Once Barrett was confirmed weeks before Election Day, conservatives had a built in 5 justice majority (with Thomas and Alito). No, forget John Roberts, he’s Chief Justice - he needs wiggle room that the other 5 are not hampered by.
And on December 8, 2020, when Texas Attorney General Ken Paxton sued to stop Pennsylvania, Michigan, Wisconsin, and Georgia from sending its Electoral votes to Washington, D.C.1, Trump figured he had everything sewed up. His 5 dozen plus election fraud cases had failed and the Texas lawsuit looked like the miracle he needed.
And on December 12, 2020, nearly one year ago, the Supreme Court told him in a 7-2 ruling- not a chance. It would have been 9-0. but Alito and Thomas wanted to allow Texas to file its complaint then tell Texas et al. - not a chance.
Since then numerous court decisions have pointed to a disdain for certain precedents, ultra-conservative opinions, and a willingness to hear any case with partisan bent.
Not completely true, but a mere four Justice can decide to hear a case and the Right has a built-in advantage for listening to anything that fits into its reactionary legal theories.
When Texas passed a blatantly unconstitutional anti-abortion law earlier this year riddled with procedural problem that have nothing to do with abortion, the Supreme Court refused to knock it down right away. And just this week, it decided that the original District Court Judge needed to hear more from the plaintiffs - effectively a punt putting women’s rights in Texas on their own 5 yard line.
Which brings us to the Select House Committee investigating the January 6th Insurrection.
Trump’s president records were subpoenaed from the National Archives. Trump sued to prevent their release citing a misunderstanding over Executive Privilege and who has it (SPOILER ALERT - it is not Donald Trump).
He lost in District Court and again in the D.C. Court of Appeals. Trump has been given a deadline of December 23, 2021 to file his appeal.
The District Court and D.C, Court opinions were rightfully rejective of Trump’s arguments.
“On the record before us, former President Trump has provided no basis for this court to override President Biden’s judgment and the agreement and accommodations worked out between the Political Branches over these documents. Both Branches agree that there is a unique legislative need for these documents and that they are directly relevant to the Committee’s inquiry into an attack on the Legislative Branch and its constitutional role in the peaceful transfer of power.
More specifically, the former President has failed to establish a likelihood of success given (1) President Biden’s carefully reasoned and cabined determination that a claim of executive privilege is not in the interests of the United States; (2) Congress’s uniquely vital interest in studying the January 6th attack on itself to formulate remedial legislation and to safeguard its constitutional and legislative operations; (3) the demonstrated relevance of the documents at issue to the congressional inquiry; (4) the absence of any identified alternative source for the information; and (5) Mr. Trump’s failure even to allege, let alone demonstrate, any particularized harm that would arise from disclosure, any distinct and superseding interest in confidentiality attached to these particular documents, lack of relevance, or any other reasoned justification for withholding the documents. Former President Trump likewise has failed to establish irreparable harm, and the balance of interests and equities weigh decisively in favor of disclosure.”

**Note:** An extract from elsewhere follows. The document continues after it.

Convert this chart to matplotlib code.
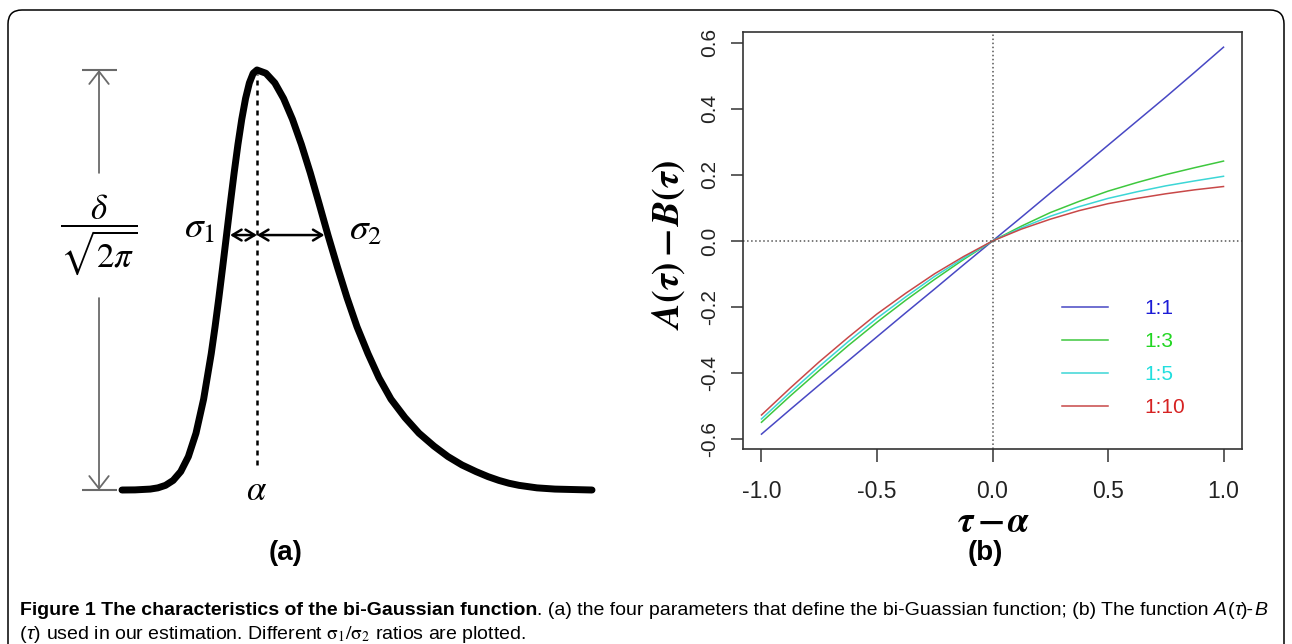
import matplotlib
matplotlib.use('Agg')
import matplotlib.pyplot as plt
from matplotlib.patches import FancyBboxPatch
from matplotlib.transforms import IdentityTransform
from matplotlib.ticker import FormatStrFormatter

W, H = 1292, 644

# panel (a): bi-Gaussian outline, x in sigma1 units from alpha, y as fraction of the peak
curve_x = [-4.426, -4.0, -3.5, -3.25, -3.0, -2.75, -2.5, -2.25, -2.0, -1.75, -1.5, -1.375,
           -1.25, -1.125, -1.0, -0.875, -0.75, -0.625, -0.5, -0.375, -0.25, -0.125, 0.0,
           0.292, 0.584, 0.872, 1.164, 1.456, 1.748, 2.036, 2.328, 2.636, 2.951, 3.279,
           3.639, 4.0, 4.393, 4.852, 5.311, 5.803, 6.262, 6.721, 7.180, 7.574, 7.934,
           8.262, 8.590, 9.180, 9.770, 10.984]
curve_y = [0.0, 0.0003, 0.0022, 0.0051, 0.0111, 0.0228, 0.0439, 0.0796, 0.1353, 0.2163,
           0.3247, 0.3886, 0.4578, 0.5311, 0.6065, 0.6819, 0.7548, 0.8226, 0.8825, 0.9321,
           0.9692, 0.9922, 1.0,
           0.9922, 0.9692, 0.9321, 0.8825, 0.8226, 0.7548, 0.6819, 0.6065, 0.5311, 0.4578,
           0.3886, 0.3247, 0.2671, 0.2163, 0.1724, 0.1353, 0.1045, 0.0796, 0.0596, 0.0439,
           0.0319, 0.0228, 0.0161, 0.0111, 0.0051, 0.0022, 0.0]
alpha = 0.0
sigma1 = 1.0
sigma2 = 2.33
sigma_level = 0.607

# panel (b): A(tau) - B(tau) for several sigma1:sigma2 ratios
tau = [-1.0, -0.875, -0.75, -0.625, -0.5, -0.375, -0.25, -0.125, 0.0,
       0.125, 0.25, 0.375, 0.5, 0.625, 0.75, 0.875, 1.0]
ratios = ['1:1', '1:3', '1:5', '1:10']
diff_1_1 = [-0.585, -0.510, -0.436, -0.363, -0.290, -0.217, -0.145, -0.072, 0.0,
            0.072, 0.145, 0.217, 0.290, 0.363, 0.436, 0.511, 0.587]
diff_1_3 = [-0.549, -0.469, -0.392, -0.317, -0.246, -0.179, -0.116, -0.056, 0.0,
            0.045, 0.086, 0.120, 0.151, 0.177, 0.201, 0.222, 0.242]
diff_1_5 = [-0.539, -0.458, -0.380, -0.305, -0.234, -0.169, -0.107, -0.052, 0.0,
            0.040, 0.075, 0.104, 0.129, 0.149, 0.167, 0.182, 0.196]
diff_1_10 = [-0.527, -0.445, -0.366, -0.292, -0.221, -0.158, -0.099, -0.047, 0.0,
             0.036, 0.066, 0.092, 0.113, 0.129, 0.143, 0.155, 0.165]
line_colors = ['#4848c4', '#3ec83e', '#3cd6d6', '#c84848']
text_colors = ['#1c1cd6', '#22d622', '#22dede', '#d62222']

plt.rcParams['mathtext.fontset'] = 'stix'
plt.rcParams['axes.unicode_minus'] = False
SANS = ['Liberation Sans', 'DejaVu Sans']

fig = plt.figure(figsize=(W / 100, H / 100), dpi=100)


def rect(x0, y0, x1, y1):
    # pixel box (top-left origin) -> figure fraction
    return [x0 / W, 1 - y1 / H, (x1 - x0) / W, (y1 - y0) / H]


# outer rounded frame, open at the bottom
fig.add_artist(FancyBboxPatch((8, -40), 1276, 674, boxstyle='round,pad=0,rounding_size=14',
                              transform=IdentityTransform(), fill=False, ec='black', lw=1.1))

# ---- panel (a)
ax_a = fig.add_axes(rect(60, 40, 620, 520))
ax_a.set_xlim(-6.459, 11.902)
ax_a.set_ylim(-0.0714, 1.0714)
ax_a.axis('off')

ax_a.plot(curve_x, curve_y, color='black', lw=5, solid_capstyle='round', solid_joinstyle='round')
ax_a.vlines(alpha, 0.06, 0.99, colors='black', lw=1.8, linestyles=(0, (2, 2)))

xh = -5.18
grey = '#6a6a6a'
ax_a.hlines([0.0, 1.0], xh - 0.56, xh + 0.59, colors=grey, lw=1.5)
head = dict(arrowstyle='->,head_length=0.45,head_width=0.35', color=grey, lw=1.3,
            mutation_scale=20, shrinkA=0, shrinkB=0)
ax_a.annotate('', xy=(xh, 1.0), xytext=(xh, 0.755), arrowprops=head)
ax_a.annotate('', xy=(xh, 0.0), xytext=(xh, 0.457), arrowprops=head)
ax_a.text(xh, 0.607, r'$\dfrac{\delta}{\sqrt{2\pi}}$', ha='center', va='center', fontsize=25)

dbl = dict(arrowstyle='<->,head_length=0.5,head_width=0.3', color='black', lw=1.8,
           mutation_scale=13, shrinkA=0, shrinkB=2.6)
ax_a.annotate('', xy=(alpha - sigma1, sigma_level), xytext=(alpha, sigma_level), arrowprops=dbl)
ax_a.annotate('', xy=(alpha + sigma2, sigma_level), xytext=(alpha, sigma_level), arrowprops=dbl)
ax_a.text(-1.90, 0.624, r'$\sigma_1$', ha='center', va='center', fontsize=27)
ax_a.text(3.57, 0.62, r'$\sigma_2$', ha='center', va='center', fontsize=27)
ax_a.text(alpha, 0.0, r'$\alpha$', ha='center', va='center', fontsize=25)

fig.text(286 / W, 1 - 553 / H, '(a)', ha='center', va='center', fontsize=20,
         fontweight='bold', family=SANS)

# ---- panel (b)
ax_b = fig.add_axes(rect(743, 32, 1242, 449))
for ys, c, lab in zip([diff_1_1, diff_1_3, diff_1_5, diff_1_10], line_colors, ratios):
    ax_b.plot(tau, ys, color=c, lw=1.1, label=lab)
ax_b.axhline(0, color='#555555', lw=1.1, ls=':')
ax_b.axvline(0, color='#555555', lw=1.1, ls=':')
ax_b.set_xlim(-1.08, 1.08)
ax_b.set_ylim(-0.630, 0.633)
ax_b.set_xticks([-1.0, -0.5, 0.0, 0.5, 1.0])
ax_b.set_yticks([-0.6, -0.4, -0.2, 0.0, 0.2, 0.4, 0.6])
ax_b.xaxis.set_major_formatter(FormatStrFormatter('%.1f'))
ax_b.yaxis.set_major_formatter(FormatStrFormatter('%.1f'))
for sp in ax_b.spines.values():
    sp.set_color('#333333')
    sp.set_linewidth(1.2)
ax_b.tick_params(axis='both', direction='out', length=9, width=1.1, color='#333333',
                 labelcolor='#222222')
ax_b.tick_params(axis='x', pad=13, labelsize=16.5)
ax_b.tick_params(axis='y', pad=8, labelsize=15, labelrotation=90)
for t in ax_b.get_yticklabels() + ax_b.get_xticklabels():
    t.set_family(SANS)
for t in ax_b.get_yticklabels():
    t.set_va('center')

ax_b.legend(loc='upper left', bbox_to_anchor=(1062 / W, 1 - 299 / H), bbox_transform=fig.transFigure,
            frameon=False, borderpad=0, borderaxespad=0, handlelength=2.2, handletextpad=1.75,
            labelspacing=0.67, prop={'family': SANS, 'size': 15}, labelcolor=text_colors)

fig.text(669 / W, 1 - 245 / H, r'$\boldsymbol{A(\tau) - B(\tau)}$', rotation=90,
         ha='center', va='center', fontsize=27)
fig.text(993 / W, 1 - 522 / H, r'$\boldsymbol{\tau - \alpha}$', ha='center', va='center', fontsize=26)
fig.text(985 / W, 1 - 553 / H, '(b)', ha='center', va='center', fontsize=20,
         fontweight='bold', family=SANS)

# ---- caption, built piece by piece on a shared baseline
renderer = fig.canvas.get_renderer()
CAP = 14.0
SPACE = 0.28 * CAP * 100 / 72


def caption_line(parts, x, y):
    for text, style, space in parts:
        if space:
            x += SPACE
        t = fig.text(x / W, 1 - y / H, text, ha='left', va='baseline', fontsize=CAP,
                     family=SANS, **style)
        x = t.get_window_extent(renderer).x1


REG = {}
BOLD = {'fontweight': 'bold'}
ITAL = {'fontstyle': 'italic'}
caption_line([('Figure 1 The characteristics of the bi-Gaussian function', BOLD, False),
              ('. (a) the four parameters that define the bi-Guassian function; (b) The function',
               REG, False),
              ('A', ITAL, True), ('(', REG, False), ('\u03c4', ITAL, False), (')-', REG, False),
              ('B', ITAL, False)], 20, 615)
caption_line([('(', REG, False), ('\u03c4', ITAL, False), (')', REG, False),
              ('used in our estimation. Different $\\mathrm{\\sigma_1/\\sigma_2}$ ratios are plotted.',
               REG, True)], 20, 639)

fig.savefig('out.png', dpi=100)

Trump v Thompson, USCA Case #21-5254
It reads like a Court telling the six conservatives on the Court that there is no case or controversy here.
What happens next?
Four Justices decide to hear it. The only question is when and how quickly they will decide the matter
Actually, they sued for to be allowed to file a complaint but a combination of Texas’s court filing plus dozens of failed election fraud cases sort of made out the “no case” case.